Tomorrow in Jessica and Me
- April 23, 2016, 12:01 p.m.
- |
- Public
I’ve been bad about updating lately. Mostly because I started this account to write about my sexual exploits, and now that part of my life is in my history. In some ways I feel guilty about it when I come here.
But I’m going to propose to Jess tomorrow and I wanted to write a little bit about it here. I picked up the ring this morning. We have reservations to go out to her favorite restaurant tomorrow. I’m going to ask her to marry me before we head out to dinner.
I know it will surprise her. Some couples talk a lot about marriage and the proposal isn’t really a surprise when it happens. Jess and I have talked about it. I’ve told her on a few occasions that I want to be her wife, and she always responds positively. Then about a week ago we were watching something on television about a wedding and she commented to me that she didn’t want to do anything that fancy when we get married. I took that as a positive confirmation. I went ring shopping the next day.
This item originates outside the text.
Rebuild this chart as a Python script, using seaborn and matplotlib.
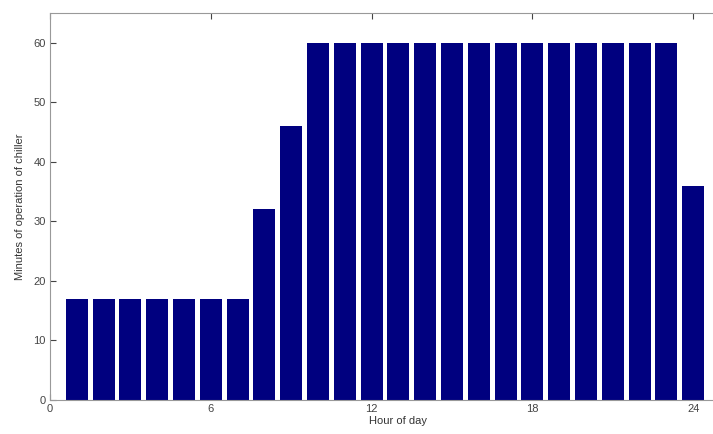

It’s interesting to me that I’m completely prepared to marry a woman. A year ago, that thought never would have even crossed my mind. But this is a relationship of love and friendship unlike anything I’ve ever experienced. After struggling with a desire to fuck anyone with a penis, I now can imagine being with anyone other than Jess.
I realize in retrospect that I don’t think I’ve ever loved a man. I certainly thought that I did. I thought for almost my whole life that I was a normal heterosexual woman. And I can’t deny that I’ve enjoyed sex with men. But I’ve never had these feelings for a man before. I know it’s a cliched thing to say, but these feeling I have for Jess, what I now can identify as love, are feelings I’ve never felt for anyone before.
Deleted user ⋅ April 23, 2016
<3. Please keep writing. Id love to know what happens!